L’organe législatif mis en place par la junte en Guinée a fixé mercredi à trois ans la durée de la transition avant le retour des civils au pouvoir, a contrario des Etats ouest-africains et de la communauté internationale qui réclament un délai moins long.
En septembre, après le putsch contre le président Alpha Condé qui était au pouvoir depuis plus de dix ans, la Communauté économique des Etats d’Afrique de l’Ouest (Cédéao) avait « insisté pour que la transition soit très courte », et que des élections soient organisées dans un délai ne dépassant pas « six mois ». La Cédéao a suspendu la Guinée après le putsch du 5 septembre et lui a imposé des sanctions à la suite du refus, plusieurs fois réitéré, de la junte de se conformer à ses exigences.
Le délai de 36 mois adopté mercredi en séance plénière par le Conseil national de transition (CNT), qui fait office de Parlement, est revu très légèrement à la baisse par rapport à l’annonce faite le 30 avril par le chef de la junte militaire, le colonel Mamady Doumbouya, qui avait opté pour une transition de 39 mois. Le décompte pour le retour des civils au pouvoir commence « à partir de la promulgation de la loi » votée mercredi, a affirmé à l’AFP le porte-parole du gouvernement Ousmane Gaoual Diallo, sans indiquer la date de la validation du nouveau texte par le président de transition, M. Doumbouya.

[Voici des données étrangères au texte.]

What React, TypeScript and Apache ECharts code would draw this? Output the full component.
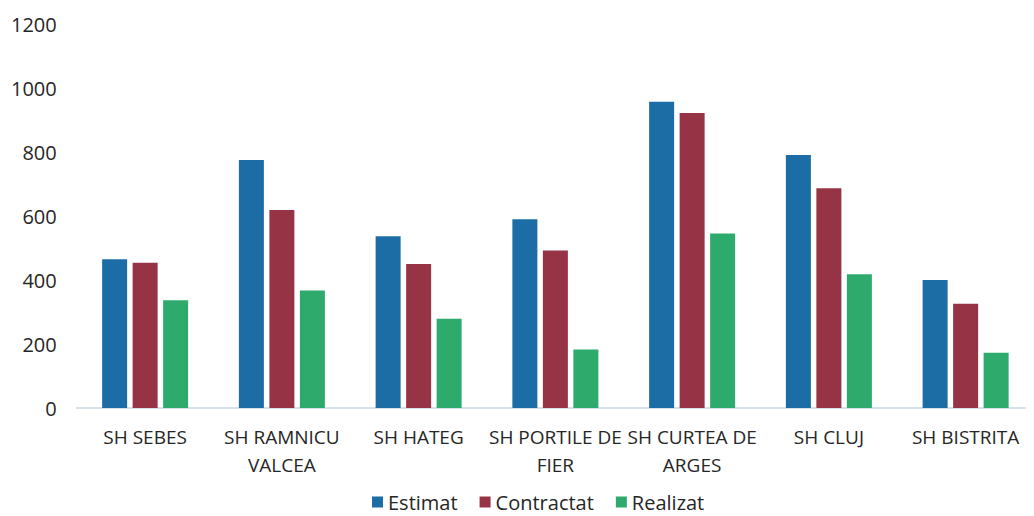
import React, { useEffect, useRef } from "react";
import * as echarts from "echarts";

const categories = [
  "SH SEBES",
  "SH RAMNICU\nVALCEA",
  "SH HATEG",
  "SH PORTILE DE\nFIER",
  "SH CURTEA DE\nARGES",
  "SH CLUJ",
  "SH BISTRITA",
];
const estimat = [465, 775, 537, 590, 957, 791, 400];
const contractat = [454, 619, 450, 492, 922, 687, 326];
const realizat = [337, 367, 279, 183, 545, 418, 173];
const yTicks = { min: 0, max: 1200, interval: 200 };

const FONT = "'Open Sans', 'Noto Sans', sans-serif";
const TEXT = "#262626";

export default function App() {
  const ref = useRef<HTMLDivElement>(null);
  useEffect(() => {
    if (!ref.current) return;
    const chart = echarts.init(ref.current, undefined, { renderer: "svg" });
    const mk = (name: string, data: number[], color: string) => ({
      name,
      type: "bar",
      data,
      barWidth: 25,
      barGap: "22%",
      itemStyle: { color },
    });
    chart.setOption({
      animation: false,
      backgroundColor: "#ffffff",
      textStyle: { fontFamily: FONT },
      grid: { left: 68.75, width: 969.5, top: 16, bottom: 108, containLabel: false },
      legend: {
        top: 484,
        left: 364,
        padding: 0,
        itemWidth: 11,
        itemHeight: 11,
        itemGap: 22,
        icon: "rect",
        textStyle: { fontFamily: FONT, fontSize: 20, lineHeight: 20, color: TEXT },
        data: ["Estimat", "Contractat", "Realizat"],
      },
      xAxis: {
        type: "category",
        data: categories,
        axisLine: { lineStyle: { color: "#d3e2ec", width: 2 } },
        axisTick: { show: false },
        axisLabel: {
          interval: 0,
          margin: 15,
          fontFamily: FONT,
          fontSize: 19,
          color: TEXT,
          lineHeight: 28,
        },
      },
      yAxis: {
        type: "value",
        min: yTicks.min,
        max: yTicks.max,
        interval: yTicks.interval,
        axisLine: { show: false },
        axisTick: { show: false },
        splitLine: { show: false },
        axisLabel: {
          fontFamily: FONT,
          fontSize: 20,
          color: TEXT,
          margin: 20,
          formatter: (v: number) => String(v),
        },
      },
      series: [
        mk("Estimat", estimat, "#1c6ca5"),
        mk("Contractat", contractat, "#963446"),
        mk("Realizat", realizat, "#2eaa6c"),
      ],
    });
    return () => chart.dispose();
  }, []);
  return <div ref={ref} style={{ width: 1026, height: 508 }} />;
}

Sur 81 membres du CNT, 73 ont voté le texte mercredi, selon un correspondant de l’AFP. Un membre du CNT était absent, trois se sont abstenus et quatre ont quitté la salle en signe de protestation Le chronogramme présenté par le Conseil national du rassemblement pour le développement (CNRD) – organe dirigeant de la junte, NDLR – a été « débattu et voté par une majorité des membres du CNT », a affirmé à l’AFP le rapporteur de la commission des lois de l’organe législatif, Jean Paul Kotembedouno. Les 36 mois sont « suffisants » pour préparer le pays à un retour à l’ordre constitutionnel, a-t-il ajouté.
– le Parlement de transition récusé – Réunie mercredi à Conakry, une coalition formée du RPG, le parti de l’ex-président Condé, et de formations de l’opposition sous le pouvoir de ce dernier, ont dénié au CNT la prérogative de fixer la durée de la transition, selon un communiqué. La charte de la transition « dispose que la durée de la transition est déterminée d’un commun accord entre le CNRD et les forces vives du pays.
Le CNT n’est nullement mentionné comme organe de validation de cet accord », affirment cette coalition de partis dans un communiqué publié mercredi, avant l’annonce de l’adoption par l’organe de transition de la durée de 36 mois. Ces partis « ne lui (le CNT) concèdent aucun droit de s’immiscer dans le processus de détermination de la durée de la transition et l’avertissent du danger de forfaiture », selon ce communiqué signé du G58 et du « RPG et de ses alliés » Ils appellent à « la mise en place d’un réel cadre de dialogue entre le CNRD et les forces vives ouvert » notamment à la Cédéao « pour décider sur une base consensuelle des conditions propices au retour à l’ordre constitutionnel ».
C’est la première depuis plusieurs années que le parti de M. Condé et son opposition pendant son pouvoir se mettent ensemble pour parler d’une même voix, ayant été rapprochés par les décisions de la junte. Le colonel Mamady Doumbouya s’est fait proclamer chef de l’Etat après avoir renversé le président Condé. Il s’est ensuite engagé à remettre le pouvoir à des civils élus.
Le secrétaire général des Nations unies, Antonio Guterres, avait déclaré le 1er mai souhaiter que la junte militaire en Guinée rende le pouvoir à des civils « dans les délais les plus brefs ». Comme la Guinée, le Mali et le Burkina Faso, deux autres pays de la région où les militaires ont pris le pouvoir, ont été suspendue des instances de la Cédéao.